___ Data section

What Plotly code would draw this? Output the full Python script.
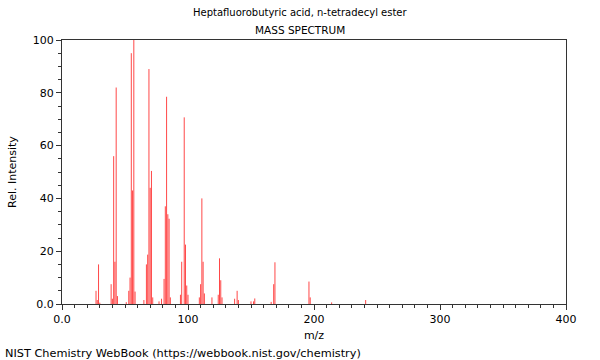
import plotly.graph_objects as go

# m/z values and relative intensities
mz = [27, 28, 29, 30, 39, 40, 41, 42, 43, 44, 51, 53, 54, 55, 56, 57, 58,
      65, 67, 68, 69, 70, 71, 72, 77, 79, 81, 82, 83, 84, 85, 86,
      94, 95, 97, 98, 99, 100, 109, 110, 111, 112, 113, 119,
      124, 125, 126, 127, 137, 139, 140, 150, 152, 153,
      166, 168, 169, 196, 197, 214, 241]
intensity = [5.0, 1.5, 15.0, 0.5, 7.5, 2.0, 56.0, 16.0, 82.0, 3.0, 0.7, 5.0, 10.0, 95.0, 43.0, 100.0, 4.7,
             1.5, 15.0, 18.7, 89.0, 44.0, 50.4, 2.5, 1.0, 2.0, 9.5, 37.0, 78.5, 34.0, 32.3, 2.5,
             3.5, 16.0, 70.7, 22.5, 7.0, 3.5, 2.5, 7.5, 40.0, 16.0, 4.0, 2.5,
             3.5, 17.3, 9.0, 2.5, 2.0, 5.0, 1.5, 1.0, 1.0, 2.1,
             0.8, 7.5, 15.8, 8.5, 2.5, 0.6, 1.5]

title_line1 = "Heptafluorobutyric acid, n-tetradecyl ester"
title_line2 = "MASS SPECTRUM"
x_tickvals = [0, 100, 200, 300, 400]
x_ticktext = ["0.0", "100", "200", "300", "400"]
y_tickvals = [0, 20, 40, 60, 80, 100]
y_ticktext = ["0.0", "20", "40", "60", "80", "100"]

xs, ys = [], []
for m, i in zip(mz, intensity):
    xs += [m, m, None]
    ys += [0, i, None]

fig = go.Figure()
fig.add_trace(go.Scatter(x=xs, y=ys, mode="lines",
                         line=dict(color="rgba(255,0,0,0.72)", width=1),
                         hoverinfo="skip", showlegend=False))

font = dict(family="DejaVu Sans", size=11, color="#000")
axis_common = dict(showline=True, linecolor="#333", linewidth=1, mirror=True,
                   showgrid=False, zeroline=False, ticks="outside", ticklen=5,
                   tickcolor="#333", automargin=False,
                   tickfont=dict(family="DejaVu Sans", size=11, color="#000"))

W, H = 600, 360
l, r, t, b = 62, 34, 40, 56
pw, ph = W - l - r, H - t - b

def to_paper(px, py):
    return (px - l) / pw, (H - b - py) / ph

annotations = []
for text, px, py, anchor, ang, size in [(title_line1, 300, 13, "center", 0, 10),
                                        (title_line2, 300, 30, "center", 0, 10.5),
                                        ("NIST Chemistry WebBook (https://webbook.nist.gov/chemistry)", 3, 353, "left", 0, 11.3),
                                        ("Rel. Intensity", 12, 172, "center", -90, 11)]:
    xp, yp = to_paper(px, py)
    annotations.append(dict(text=text, x=xp, y=yp, xref="paper", yref="paper",
                            showarrow=False, xanchor=anchor, yanchor="middle", textangle=ang,
                            font=dict(family="DejaVu Sans", size=size, color="#000")))

fig.update_layout(
    width=W, height=H,
    margin=dict(l=l, r=r, t=t, b=b),
    paper_bgcolor="white", plot_bgcolor="white",
    font=font,
    xaxis=dict(range=[0, 400], tickvals=x_tickvals, ticktext=x_ticktext,
               minor=dict(dtick=10, ticks="outside", ticklen=3, tickcolor="#333"),
               title=dict(text="m/z", font=dict(family="DejaVu Sans", size=11), standoff=6),
               **axis_common),
    yaxis=dict(range=[0, 100], tickvals=y_tickvals, ticktext=y_ticktext,
               minor=dict(dtick=5, ticks="outside", ticklen=3, tickcolor="#333"),
               **axis_common),
    annotations=annotations,
)

fig.write_html("out.html", config={"displayModeBar": False},
               post_script="document.body.style.margin='0';")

______

• _What is being asked_: Copy nothing but the lines from the top of the material through the line holding "0.8, 7.5, 15.8, 8.5, 2.5, 0.6, 1.5]", exactly as written; omit pictures.

• _Result of the exercise_:
What Plotly code would draw this? Output the full Python script.
import plotly.graph_objects as go

# m/z values and relative intensities
mz = [27, 28, 29, 30, 39, 40, 41, 42, 43, 44, 51, 53, 54, 55, 56, 57, 58,
      65, 67, 68, 69, 70, 71, 72, 77, 79, 81, 82, 83, 84, 85, 86,
      94, 95, 97, 98, 99, 100, 109, 110, 111, 112, 113, 119,
      124, 125, 126, 127, 137, 139, 140, 150, 152, 153,
      166, 168, 169, 196, 197, 214, 241]
intensity = [5.0, 1.5, 15.0, 0.5, 7.5, 2.0, 56.0, 16.0, 82.0, 3.0, 0.7, 5.0, 10.0, 95.0, 43.0, 100.0, 4.7,
             1.5, 15.0, 18.7, 89.0, 44.0, 50.4, 2.5, 1.0, 2.0, 9.5, 37.0, 78.5, 34.0, 32.3, 2.5,
             3.5, 16.0, 70.7, 22.5, 7.0, 3.5, 2.5, 7.5, 40.0, 16.0, 4.0, 2.5,
             3.5, 17.3, 9.0, 2.5, 2.0, 5.0, 1.5, 1.0, 1.0, 2.1,
             0.8, 7.5, 15.8, 8.5, 2.5, 0.6, 1.5]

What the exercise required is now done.